Aristoteles: Grundwissen Philosophie by Wolfgang Detel

Aristoteles: Grundwissen Philosophie by Wolfgang Detel

Autor:Wolfgang Detel [Detel, Wolfgang]
Die sprache: deu
Format: epub
veröffentlicht: 2013-11-13T00:00:00+00:00


Aristoteles plädiert mit seiner ethischen Theorie der Charaktertugenden nicht für eine emotionale und charakterliche Mäßigung in allen Lebenslagen, sondern für eine emotionale und charakterliche Reaktion, die der jeweiligen Situation angemessen ist. Wenn es die Situation erfordert, können auch starke Gefühle wie großer Zorn und entsprechende Handlungen angemessen sein. Von entscheidender Bedeutung für das Treffen der charakterlichen Mitte in Wahl und Vollzug der angemessenen Handlungen ist die richtige emotionale Reaktion. Denn es ist vornehmlich ein Zuviel oder Zuwenig an Gefühlen, das uns nach Aristoteles zuweilen zu Willensstärke zwingt oder gar in Willensschwäche oder Schlechtigkeit abgleiten lässt. Eine grundlegende Voraussetzung der Lehre von den Charaktertugenden ist daher, dass es Sinn macht, zwischen vernünftigen und unvernünftigen Gefühlen zu unterscheiden – eine Theorie der rationalen Gefühle muss Teil der Ethik sein.
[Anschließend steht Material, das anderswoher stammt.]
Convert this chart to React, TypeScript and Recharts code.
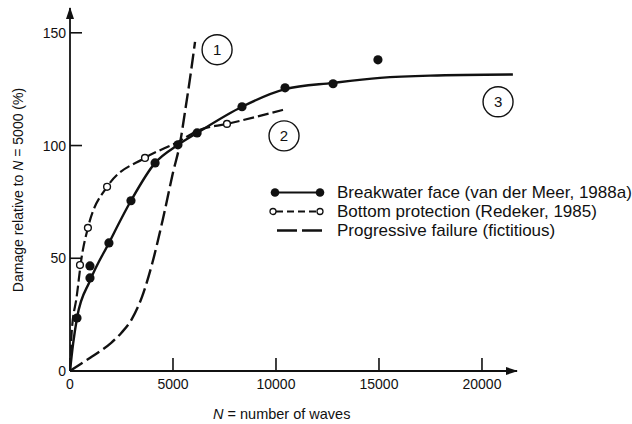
import React from 'react';
import { ComposedChart, Line, Scatter, XAxis, YAxis, ReferenceDot, Legend } from 'recharts';

// ---- data ----
const xTicks = [0, 5000, 10000, 15000, 20000];
const yTicks = [0, 50, 100, 150];

// Fitted curve 3: breakwater face
const breakwaterCurveN = [0, 150, 340, 970, 1890, 2960, 4130, 5240, 6170, 8350, 10440, 12770, 15050, 17480, 21500];
const breakwaterCurveD = [0, 12, 23.5, 40, 56.8, 75.5, 92.3, 100.3, 105.6, 117.2, 125, 127.8, 130, 131, 131.5];

// Measured points: breakwater face (van der Meer, 1988a)
const breakwaterPtsN = [340, 970, 970, 1890, 2960, 4130, 5240, 6170, 8350, 10440, 12770, 14950];
const breakwaterPtsD = [23.5, 46.6, 41.3, 56.8, 75.5, 92.3, 100.3, 105.6, 117.2, 125.6, 127.4, 138];

// Fitted curve 2: bottom protection
const bottomCurveN = [0, 80, 325, 570, 870, 1800, 3640, 5240, 6310, 7620, 10340];
const bottomCurveD = [0, 16.9, 33, 50.7, 63.5, 81.7, 94.5, 101.6, 107, 109.6, 115.8];

// Measured points: bottom protection (Redeker, 1985)
const bottomPtsN = [485, 870, 1800, 3640, 7620];
const bottomPtsD = [47, 63.5, 81.7, 94.5, 109.6];

// Curve 1: progressive failure (fictitious)
const progressiveN = [0, 500, 1000, 1500, 2000, 2500, 3000, 3500, 4000, 4500, 5000, 5340, 5600, 5830, 6070];
const progressiveD = [0, 3, 6, 9, 12.5, 17, 23, 33, 48, 67, 88, 101, 116, 130, 146];

// Circled curve numbers
const markerLabels = ['1', '2', '3'];
const markerN = [7140, 10390, 20780];
const markerD = [142.5, 104.3, 119.4];

const legendLabels = [
  'Breakwater face (van der Meer, 1988a)',
  'Bottom protection (Redeker, 1985)',
  'Progressive failure (fictitious)',
];

const zip = (ns: number[], ds: number[]) => ns.map((n, i) => ({ n, d: ds[i] }));

const breakwaterCurve = zip(breakwaterCurveN, breakwaterCurveD);
const breakwaterPts = zip(breakwaterPtsN, breakwaterPtsD);
const bottomCurve = zip(bottomCurveN, bottomCurveD);
const bottomPts = zip(bottomPtsN, bottomPtsD);
const progressive = zip(progressiveN, progressiveD);

const FONT = '"Liberation Sans", Arial, Helvetica, sans-serif';
const INK = '#111';

const XTick = (props: any) => {
  const { x, y, payload } = props;
  return (
    <g>
      <line x1={x} x2={x} y1={y} y2={y - 13} stroke={INK} strokeWidth={1.6} />
      <text x={x} y={y + 18} textAnchor="middle" fontSize={14} fontFamily={FONT} fill={INK}>
        {payload.value}
      </text>
    </g>
  );
};

const YTick = (props: any) => {
  const { x, y, payload } = props;
  return (
    <g>
      <line x1={x} x2={x + 12} y1={y} y2={y} stroke={INK} strokeWidth={1.6} />
      <text x={x - 4} y={y + 5} textAnchor="end" fontSize={14} fontFamily={FONT} fill={INK}>
        {payload.value}
      </text>
    </g>
  );
};

const XTitle = (props: any) => {
  const vb = props.viewBox || { x: 70, y: 371 };
  return (
    <text x={vb.x + 143} y={vb.y + 48} fontSize={14.5} fontFamily={FONT} fill={INK}>
      <tspan fontStyle="italic">N</tspan>
      <tspan> = number of waves</tspan>
    </text>
  );
};

const YTitle = () => (
  <text
    x={23}
    y={190}
    transform="rotate(-90 23 190)"
    textAnchor="middle"
    fontSize={14}
    fontFamily={FONT}
    fill={INK}
  >
    <tspan>Damage relative to </tspan>
    <tspan fontStyle="italic">N</tspan>
    <tspan> = 5000 (%)</tspan>
  </text>
);

const FilledDot = (props: any) => <circle cx={props.cx} cy={props.cy} r={4.6} fill={INK} />;
const OpenDot = (props: any) => (
  <circle cx={props.cx} cy={props.cy} r={3.4} fill="#fff" stroke={INK} strokeWidth={1.4} />
);

const LegendContent = () => (
  <div style={{ fontFamily: FONT, fontSize: 17, color: INK, lineHeight: '19px' }}>
    {legendLabels.map((label, i) => (
      <div key={label} style={{ display: 'flex', alignItems: 'center', height: 19 }}>
        <svg width={69} height={19} style={{ flex: 'none' }}>
          {i === 0 && (
            <g>
              <line x1={7} x2={52} y1={9.5} y2={9.5} stroke={INK} strokeWidth={2.2} />
              <circle cx={7} cy={9.5} r={4.3} fill={INK} />
              <circle cx={52} cy={9.5} r={4.3} fill={INK} />
            </g>
          )}
          {i === 1 && (
            <g>
              <line x1={8} x2={49} y1={9.5} y2={9.5} stroke={INK} strokeWidth={2} strokeDasharray="7 4" />
              <circle cx={5} cy={9.5} r={3} fill="#fff" stroke={INK} strokeWidth={1.3} />
              <circle cx={52} cy={9.5} r={3} fill="#fff" stroke={INK} strokeWidth={1.3} />
            </g>
          )}
          {i === 2 && (
            <line x1={9} x2={54} y1={9.5} y2={9.5} stroke={INK} strokeWidth={2.4} strokeDasharray="20 5" />
          )}
        </svg>
        <span style={{ whiteSpace: 'nowrap' }}>{label}</span>
      </div>
    ))}
  </div>
);

export default function App() {
  return (
    <div style={{ position: 'absolute', left: 0, top: 0, width: 632, height: 424, background: '#fff' }}>
      <ComposedChart
        width={632}
        height={424}
        margin={{ top: 8, right: 115, bottom: 0, left: 0 }}
      >
        <defs>
          <marker
            id="axisArrow"
            markerWidth={12}
            markerHeight={8}
            refX={11}
            refY={4}
            orient="auto-start-reverse"
            markerUnits="userSpaceOnUse"
          >
            <path d="M0,0 L12,4 L0,8 Z" fill={INK} />
          </marker>
        </defs>
        <XAxis
          type="number"
          dataKey="n"
          domain={[0, 21700]}
          ticks={xTicks}
          interval={0}
          height={53}
          tickSize={0}
          tickMargin={0}
          tick={<XTick />}
          axisLine={{ stroke: INK, strokeWidth: 1.8, markerEnd: 'url(#axisArrow)' } as any}
          label={{ content: <XTitle /> } as any}
          allowDataOverflow
        />
        <YAxis
          type="number"
          dataKey="d"
          domain={[0, 161]}
          ticks={yTicks}
          interval={0}
          width={70}
          tickSize={0}
          tickMargin={0}
          tick={<YTick />}
          axisLine={{ stroke: INK, strokeWidth: 1.8, markerStart: 'url(#axisArrow)' } as any}
          label={{ content: <YTitle /> } as any}
          allowDataOverflow
        />
        <Legend
          layout="horizontal"
          verticalAlign="middle"
          align="center"
          content={<LegendContent />}
          wrapperStyle={{ left: 268, top: 183, width: 364 }}
        />
        <Line
          data={progressive}
          dataKey="d"
          type="monotone"
          stroke={INK}
          strokeWidth={2.4}
          strokeDasharray="15 5"
          dot={false}
          activeDot={false}
          isAnimationActive={false}
          legendType="none"
        />
        <Line
          data={bottomCurve}
          dataKey="d"
          type="monotone"
          stroke={INK}
          strokeWidth={2.2}
          strokeDasharray="11 4"
          dot={false}
          activeDot={false}
          isAnimationActive={false}
          legendType="none"
        />
        <Line
          data={breakwaterCurve}
          dataKey="d"
          type="monotone"
          stroke={INK}
          strokeWidth={2.4}
          dot={false}
          activeDot={false}
          isAnimationActive={false}
          legendType="none"
        />
        <Scatter data={bottomPts} dataKey="d" shape={<OpenDot />} isAnimationActive={false} legendType="none" />
        <Scatter data={breakwaterPts} dataKey="d" shape={<FilledDot />} isAnimationActive={false} legendType="none" />
        {markerLabels.map((lab, i) => (
          <ReferenceDot
            key={lab}
            x={markerN[i]}
            y={markerD[i]}
            r={15}
            fill="#fff"
            stroke={INK}
            strokeWidth={1.4}
            label={{ value: lab, position: 'center', fontSize: 15, fontFamily: FONT, fill: INK }}
          />
        ))}
      </ComposedChart>
    </div>
  );
}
Die Umrisse einer solchen Theorie deutet Aristoteles an verschiedenen Stellen seines Werkes an, vor allem in der Rhetorik (Rhet. II 2–11); es gibt auch einige Hinweise in der Schrift Über die Seele (An. I 1) und den Ethiken (z. B. EE II 2).30 Die grundlegende Bestimmung ist, dass Gefühle »Widerfahrnisse (pathe) der Seele« sind. Widerfahrnisse allgemein sind leicht entstehende und vergehende Qualitäten eines Dinges, die dieses Ding ohne eigenes Zutun annimmt und ablegt, die es also in diesem allgemeinen Sinne »erleidet«. Die Widerfahrnisse einer menschlichen Seele werden von einem externen Ding x mit der Eigenschaft Q hervorgerufen und haben einen Inhalt, der dem Sachverhalt Q(x) entspricht oder ihm »ähnlich« ist. [94] Obgleich Aristoteles noch nicht über einen klaren Begriff des Gehaltes verfügte, können wir diese Bestimmungen so lesen, dass alle Widerfahrnisse der Seele, mithin alle Gefühle, einen Gehalt haben. Dies wird an der Bestimmung der Emotionen, die eine Unterklasse der Gefühle bilden, besonders deutlich. Denn Aristoteles bestimmt die Emotionen als jene Gefühle, die ein spezifisches formales Objekt haben, das nicht unbedingt tatsächlich existieren muss, von dem der Träger der Emotion aber annehmen muss, dass es existiert. Das formale Objekt einer Emotion ist nach Aristoteles, allgemein formuliert, eine Handlung oder ein Zustand H eines Lebewesens y mit einer Eigenschaft Q (symbolisch formuliert: Q(H(y)), d. h., die Handlung H von y weist die Eigenschaft Q auf). Das formale Objekt des Angstgefühls eines Fußsoldaten kann beispielsweise der Sachverhalt sein, dass der Angriff eines Reiters Todesgefahr bedeutet. Dieses Angstgefühl bezieht sich auf die Gefahr allgemein, die von einem Reiterangriff ausgeht (das »Worüber« der Emotion), außerdem auf den konkreten Reiter, von dem die Gefahr in der jeweiligen Situation ausgeht (die »Zielperson« der Emotion), und schließlich auf den Umstand, dass die empfindende Person ein Fußsoldat ist und einer Gefahr ausgesetzt ist (auf die Eigenschaften und den Zustand des Emotionsträgers).

Diese drei Aspekte der Gefühle sind mögliche Gegenstände von Urteilen. Die Angemessenheit unserer emotionalen Reaktion hängt daher nach Aristoteles wesentlich von der Richtigkeit unserer Urteile in Hinsicht auf das Worüber, die Zielperson und den Zustand des Emotionsträgers ab. Aristoteles skizziert also die Grundzüge einer kognitiven Gefühlstheorie, in der Raum gemacht wird für eine sinnvolle Unterscheidung zwischen rationalen (angemessenen) und irrationalen (unangemessenen) Gefühlen. Von hier aus wird Aristoteles’ Behauptung verständlich, dass menschliche Emotionen einerseits von Urteilen beeinflusst werden und andererseits selbst Urteile beeinflussen können.